Astrologists: use horoscope/do not remotely make sense/object when dissed.
[mini golfing]
CADDIE: for the 12th hole in a row, ur putter sir
ME: thank u
DATE: why did u bring a caddie
[team tryouts]
Coach: You really knocked that one out of the park.
Jimmy: Thanks Coach!
Coach: This is tennis.
I get it. You don’t want to name your baby Mary or John or Sarah or Michael or any of these old, unoriginal names when you can give it one of these new, unoriginal names.
Manicotti implies the existence of Pedicotti.
Me: I wanna travel somewhere
My bank account: To the other room? or?
Spaghetti, because you didn’t like that shirt anyways
<door bell>
Zombie wife: Is that Bob?
Zombie husband: *looks thru peep hole* Not sure, but he’s a dead ringer.
*finally drifting off to sleep*
Neighbors dogs at 3AM: BARK BARK BARK-WHO TRYIN’A FUK-BARK BARK BARK
Turns out, you can live vicariously through anything if you try hard enough. Right now I’m a pumpkin being launched 1,000 feet across a field by a catapult at a Punkin Chunkin festival. Weeeee!
My husband keeps insisting we try 69, but I think we should keep the thermostat at 72 degrees this winter.
How do you tell someone that they’re not smart enough to manipulate you, without hurting their feelings?
Ride your bike to the bar, they said. You’ll never forget how to ride a bike, they said.
[i go to put out my electronic cigarette on a framed photo of someone i used to love but it only taps the glass] damn this piss hell future.
“We’ve been trying to reach you about your car’s extended warranty.”
Why are the people on soap operas always CEOs?
Nobody works at Walmart?
when i was in costa rica a waiter dropped off a bottle of ketchup unprompted so yes i have experienced racism as a white man
Went to the doctor for my lower back pain and he diagnosed me with being 42.
Me: Damn. Another gray hair. *plucks it*
Old man standing next to me: Ouch!
#rubbishjokes
A German arriving at Orly airport in Paris.Customs officer: Occupation?
German: Nein, just visiting.
Cashier holds up a bottle of herbal spray for hot flashes “you sure you want this it’s twelve dollars” YES I WANT IT AND I DON’T WANT TO TALK ABOUT IT
This summer, West asked, point blank: “Dad, is Santa real? Tell me the truth.” And I told him & said he could now help carry the flame of Christmas magic for younger kids. He seemed proud. Last night he put it to use. He said, “Give me ice cream or I’ll tell maison about Santa.”
Social media: for when you want to fight with your kids on 3 platforms
“You use your birthdate as your password?!?! Was ‘1234’ taken?” – me, as a spy.

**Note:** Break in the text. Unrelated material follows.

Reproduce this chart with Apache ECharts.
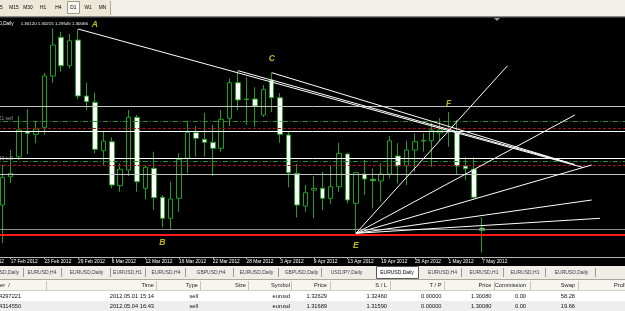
<!DOCTYPE html>
<html>
<head>
<meta charset="utf-8">
<title>EURUSD,Daily</title>
<script src="https://cdn.jsdelivr.net/npm/echarts@6/dist/echarts.min.js"></script>
<style>
  html, body { margin: 0; padding: 0; background: #000; }
  #chart { width: 625px; height: 311px; }
</style>
</head>
<body>
<div id="chart"></div>
<script>
// daily bars; the first three days are off the left edge of the window
var dates = ['13 Feb 2012', '14 Feb 2012', '15 Feb 2012',
  '16 Feb 2012', '17 Feb 2012', '20 Feb 2012', '21 Feb 2012', '22 Feb 2012', '23 Feb 2012', '24 Feb 2012',
  '27 Feb 2012', '28 Feb 2012', '29 Feb 2012', '1 Mar 2012', '2 Mar 2012', '5 Mar 2012', '6 Mar 2012',
  '7 Mar 2012', '8 Mar 2012', '9 Mar 2012', '12 Mar 2012', '13 Mar 2012', '14 Mar 2012', '15 Mar 2012',
  '16 Mar 2012', '19 Mar 2012', '20 Mar 2012', '21 Mar 2012', '22 Mar 2012', '23 Mar 2012', '26 Mar 2012',
  '27 Mar 2012', '28 Mar 2012', '29 Mar 2012', '30 Mar 2012', '2 Apr 2012', '3 Apr 2012', '4 Apr 2012',
  '5 Apr 2012', '6 Apr 2012', '9 Apr 2012', '10 Apr 2012', '11 Apr 2012', '12 Apr 2012', '13 Apr 2012',
  '16 Apr 2012', '17 Apr 2012', '18 Apr 2012', '19 Apr 2012', '20 Apr 2012', '23 Apr 2012', '24 Apr 2012',
  '25 Apr 2012', '26 Apr 2012', '27 Apr 2012', '30 Apr 2012', '1 May 2012', '2 May 2012', '3 May 2012',
  '4 May 2012', '7 May 2012'];
var hiddenBars = 3;

var openPrices = [1.30662, 1.31328, 1.31798, 1.32386, 1.32325, 1.32490, 1.33696, 1.34606, 1.33938, 1.34542,
  1.33226, 1.33077, 1.31939, 1.32151, 1.31116, 1.31485, 1.32725, 1.31055, 1.31525, 1.30844,
  1.30350, 1.30820, 1.31761, 1.32363, 1.32207, 1.32137, 1.31996, 1.32701, 1.33538, 1.33155,
  1.33155, 1.32779, 1.33602, 1.33186, 1.32309, 1.31408, 1.30639, 1.31015, 1.31055, 1.30820,
  1.31093, 1.31862, 1.30702, 1.31391, 1.31267, 1.31227, 1.31391, 1.31815, 1.31580, 1.31956,
  1.32184, 1.32174, 1.32356, 1.32403, 1.32363, 1.31580, 1.31502, 1.30120];
var closePrices = [1.31314, 1.31408, 1.32426, 1.32349, 1.32450, 1.33696, 1.34425, 1.33938, 1.34526, 1.33226,
  1.33092, 1.31972, 1.32167, 1.31133, 1.31502, 1.32725, 1.31210, 1.31549, 1.30834, 1.30350,
  1.30804, 1.31737, 1.32372, 1.32231, 1.32137, 1.31996, 1.32678, 1.33538, 1.33132, 1.33141,
  1.32990, 1.33383, 1.33186, 1.32325, 1.31422, 1.30662, 1.30952, 1.31055, 1.30820, 1.31093,
  1.31878, 1.30780, 1.31422, 1.31274, 1.31234, 1.31391, 1.32174, 1.31580, 1.31956, 1.32151,
  1.32167, 1.32426, 1.32426, 1.32379, 1.31580, 1.31516, 1.30844, 1.30066];
var highPrices = [1.31603, 1.31956, 1.32755, 1.32920, 1.32645, 1.33766, 1.34818, 1.34738, 1.34684, 1.34801,
  1.33538, 1.33303, 1.32386, 1.32254, 1.31643, 1.32896, 1.32779, 1.31603, 1.31916, 1.30898,
  1.31210, 1.31878, 1.32645, 1.32520, 1.32833, 1.32544, 1.32896, 1.33642, 1.33821, 1.33665,
  1.33430, 1.33484, 1.33774, 1.33296, 1.32386, 1.31627, 1.31133, 1.31344, 1.31446, 1.31580,
  1.32127, 1.31892, 1.31446, 1.31721, 1.31525, 1.31643, 1.32285, 1.32113, 1.32174, 1.32349,
  1.32349, 1.32598, 1.32708, 1.32849, 1.32661, 1.31784, 1.31784, 1.30370];
var lowPrices = [1.29769, 1.31180, 1.31721, 1.31862, 1.32113, 1.32309, 1.33538, 1.33797, 1.33877, 1.33148,
  1.32896, 1.31878, 1.31603, 1.31055, 1.30975, 1.31344, 1.30975, 1.30797, 1.30545, 1.30138,
  1.30075, 1.30505, 1.31408, 1.31798, 1.31798, 1.31344, 1.31916, 1.32520, 1.32896, 1.32544,
  1.32504, 1.32732, 1.32849, 1.32127, 1.31079, 1.30373, 1.30505, 1.30350, 1.30545, 1.30686,
  1.30975, 1.30702, 1.29997, 1.30898, 1.30585, 1.30740, 1.31290, 1.31173, 1.31133, 1.31446,
  1.31916, 1.31563, 1.32167, 1.32033, 1.31368, 1.31250, 1.30820, 1.29545];

// horizontal lines: plain levels, bid, support
var levelPrices = [1.32990, 1.32403, 1.31768, 1.31391];
var bidPrice = 1.30100;
var supportPrice = 1.29957;
// open orders
var orderTickets = ['4297221', '4314550'];
var orderOpen = [1.32629, 1.31689];
var orderStop = [1.32460, 1.31590];

// trend lines [bar index, price]
var trendStart = [[12, 1.34801], [31, 1.33821], [35, 1.33774]];
var trendEnd = [[72, 1.31544], [71, 1.31615], [70, 1.31670]];
var fanOrigin = [45, 1.29997];
var fanEnds = [[63, 1.33938], [71, 1.32779], [73, 1.31603], [73, 1.30780], [74, 1.30350]];

// wave letters
var noteLetters = ['A', 'B', 'C', 'E', 'F'];
var noteBars = [14, 22, 35, 45, 56];
var notePrices = [1.34895, 1.29781, 1.34112, 1.29698, 1.33037];

// terminal chrome
var headerSymbol = 'EURUSD,Daily';
var headerValues = '1.30120 1.30215 1.29545 1.30066';
var periodButtons = ['M5', 'M15', 'M30', 'H1', 'H4', 'D1', 'W1', 'MN'];
var chartTabs = ['EURUSD,Daily', 'EURUSD,H4', 'EURUSD,Daily', 'EURUSD,H1', 'EURUSD,H4', 'GBPUSD,H4',
  'EURUSD,Daily', 'GBPUSD,Daily', 'USDJPY,Daily', 'EURUSD,Daily', 'EURUSD,H4', 'EURUSD,H1',
  'EURUSD,H1', 'EURUSD,Daily'];
var columnTitles = ['Order  /', 'Time', 'Type', 'Size', 'Symbol', 'Price', 'S / L', 'T / P', 'Price',
  'Commission', 'Swap', 'Profit'];
var order1 = ['4297221', '2012.05.01 15:14', 'sell', '', 'eurusd', '1.32629', '1.32460', '0.00000',
  '1.30080', '0.00', '58.28', ''];
var order2 = ['4314550', '2012.05.04 16:43', 'sell', '', 'eurusd', '1.31689', '1.31590', '0.00000',
  '1.30080', '0.00', '19.66', ''];

var FONT = '"Liberation Sans", Arial, sans-serif';
var GREEN = '#1f9f1f';

var categories = dates.concat(new Array(17).fill(''));
var candles = categories.map(function (d, k) {
    var i = k - hiddenBars;
    if (i < 0 || i >= openPrices.length) return '-';
    return [openPrices[i], closePrices[i], lowPrices[i], highPrices[i]];
});

function segment(name, a, b) {
    return {
        name: name, type: 'line', data: [a, b], symbol: 'none', silent: true, z: 5,
        lineStyle: {color: '#ffffff', width: 1}
    };
}

// --- chrome helpers (pixels)
function txt(s, x, y, size, fill, align) {
    return {type: 'text', x: x, y: y, silent: true, z: 100,
        style: {text: s, fill: fill, font: size + 'px ' + FONT, textAlign: align || 'left', textVerticalAlign: 'middle'}};
}
function box(x, y, w, h, fill, stroke) {
    return {type: 'rect', silent: true, z: 90, shape: {x: x, y: y, width: w, height: h},
        style: {fill: fill, stroke: stroke || null, lineWidth: 1}};
}
function rule(x1, y1, x2, y2, color) {
    return {type: 'line', silent: true, z: 95, shape: {x1: x1, y1: y1, x2: x2, y2: y2},
        style: {stroke: color, lineWidth: 1}};
}

var g = [];
// toolbar
g.push(box(0, 0, 625, 17, '#ebe8d8'));
g.push(box(111, 0, 514, 16, '#f1efe7'));
g.push(rule(0, 16.5, 625, 16.5, '#8c8a80'));
g.push(rule(0, 17.5, 625, 17.5, '#333333'));
g.push(rule(110.5, 1, 110.5, 15, '#aca899'));
g.push(box(67.5, 1.5, 12, 12, '#f8f7f2', '#9d9a8c'));
var btnX = [-0.6, 14, 28, 43, 58.3, 73.3, 88, 102.5];
periodButtons.forEach(function (b, k) { g.push(txt(b, btnX[k], 7.5, 4.8, '#000', 'center')); });
// chart-shift marker
g.push({type: 'polygon', silent: true, z: 95, shape: {points: [[494, 18], [500, 18], [497, 21]]}, style: {fill: '#9a9a9a'}});
// chart header
g.push(txt(headerSymbol, 13.5, 24, 4.6, '#ffffff', 'right'));
g.push(txt(headerValues, 20.7, 24, 4.4, '#ffffff', 'left'));

// tab row
g.push(box(0, 266, 625, 13, '#efede6'));
g.push(box(376.5, 266.5, 42, 12, '#ffffff', '#5a5a5a'));
var tabX = [2.2, 42, 86.5, 127.5, 166, 211, 256.5, 301.5, 346.5, 397, 442.5, 484, 525, 571.5];
chartTabs.forEach(function (t, k) {
    g.push(txt(t, tabX[k], 272.5, 5, k === 9 ? '#000' : '#3c3c46', 'center'));
});
[23.5, 61.5, 110.5, 145.5, 185.5, 233.5, 278.5, 321.5, 461.5, 503.5, 545.5, 595.5].forEach(function (x) {
    g.push(rule(x, 268, x, 277, '#9a9a9a'));
});
g.push(rule(0, 279.5, 625, 279.5, '#aca899'));

// orders table
g.push(box(0, 280, 625, 11, '#f6f5ef'));
g.push(rule(0, 290.5, 625, 290.5, '#d3d0c2'));
g.push(box(0, 291, 625, 10, '#ffffff'));
g.push(box(0, 301, 625, 10, '#eeeeee'));
[46.5, 156.5, 200.5, 248.5, 291.5, 330.5, 390.5, 444.5, 494.5, 530.5, 578.5].forEach(function (x) {
    g.push(rule(x, 281, x, 290, '#c9c6b6'));
});
var colX = [-9.5, 154, 198, 246, 290, 327, 387, 441.5, 491.5, 526, 575, 614];
function colAlign(c) { return (c === 0 || c === 11) ? 'left' : 'right'; }
columnTitles.forEach(function (t, c) { g.push(txt(t, colX[c], 285.5, 5.7, '#1a1a1a', colAlign(c))); });
[order1, order2].forEach(function (row, r) {
    row.forEach(function (t, c) {
        g.push(txt(t, c === 0 ? -1 : colX[c], 296.5 + r * 10, 5.7, '#111', colAlign(c)));
    });
});

var levelLines = [];
levelPrices.forEach(function (p, k) {
    levelLines.push({yAxis: p, lineStyle: {color: k === 0 || k === 3 ? '#c4c4c4' : '#ffffff', width: 1, type: 'solid'}});
});
levelLines.push({yAxis: bidPrice, lineStyle: {color: '#8c8c8c', width: 1, type: 'solid'}});
levelLines.push({yAxis: supportPrice, lineStyle: {color: '#ff1a1a', width: 2, type: 'solid'}});
orderOpen.forEach(function (p) {
    levelLines.push({yAxis: p, lineStyle: {color: '#2f8f2f', width: 1, type: [5, 2, 1, 2]}});
});
orderStop.forEach(function (p) {
    levelLines.push({yAxis: p, lineStyle: {color: '#a51616', width: 1, type: [3, 2]}});
});

var series = [{
    name: 'EURUSD', type: 'candlestick', data: candles, barWidth: 5, z: 3,
    itemStyle: {color: '#000000', color0: '#ffffff', borderColor: GREEN, borderColor0: GREEN, borderWidth: 1},
    markLine: {
        silent: true, symbol: ['none', 'none'], label: {show: false}, animation: false, precision: 6,
        data: levelLines
    }
}];
trendStart.forEach(function (a, k) { series.push(segment('trend' + k, a, trendEnd[k])); });
fanEnds.forEach(function (b, k) { series.push(segment('fan' + k, fanOrigin, b)); });
series.push({
    name: 'notes', type: 'scatter', symbolSize: 1, itemStyle: {color: 'rgba(0,0,0,0)'}, silent: true, z: 6,
    data: noteLetters.map(function (s, k) { return {name: s, value: [noteBars[k], notePrices[k]]}; }),
    label: {show: true, position: 'inside', formatter: '{b}', color: '#f2e21e', fontSize: 8.5,
        fontStyle: 'italic', fontWeight: 'bold', fontFamily: FONT}
});
series.push({
    name: 'orders', type: 'scatter', symbolSize: 1, itemStyle: {color: 'rgba(0,0,0,0)'}, silent: true, z: 6,
    data: orderTickets.map(function (t, k) { return {name: '#' + t + ' sell', value: [hiddenBars, orderOpen[k]]}; }),
    label: {show: true, position: 'inside', formatter: '{b}', align: 'right', offset: [10.4, -3],
        color: '#bdbdbd', fontSize: 4.8, fontFamily: FONT}
});

var chart = echarts.init(document.getElementById('chart'));
chart.setOption({
    animation: false,
    backgroundColor: '#000000',
    textStyle: {fontFamily: FONT},
    grid: {left: -27.17, right: -4.59, top: 18, bottom: 54, containLabel: false, outerBoundsMode: 'none'},
    xAxis: {
        type: 'category', data: categories, boundaryGap: true,
        axisLine: {show: true, lineStyle: {color: '#b4b4b4', width: 1}},
        axisTick: {show: true, alignWithLabel: true, length: 2, lineStyle: {color: '#b4b4b4'},
            interval: function (idx) { return idx % 4 === 0 && idx < dates.length; }},
        axisLabel: {
            interval: function (idx) { return idx % 4 === 0 && idx < dates.length; },
            align: 'left', color: '#ffffff', fontSize: 4.8, fontFamily: FONT, margin: 2, hideOverlap: false
        },
        splitLine: {show: false}
    },
    yAxis: {
        type: 'value', min: 1.2944, max: 1.3506, show: false, scale: true,
        splitLine: {show: false}
    },
    series: series,
    graphic: g
});
</script>
</body>
</html>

accountant: do you have any dependents?
me: i’m illegally running several celebrity pet accounts on IG right now.
You’re not allowed to be an eyewitness on the news unless you’re the most confused person at the scene.
The people who thought I could never pull off wearing a beret owe me an apology.
A period can completely change the meaning of a sentence. For example:
She has her umbrella.
She has her period.
I hate it when I forget to bring my phone in the car and have to read a shampoo bottle while I drive.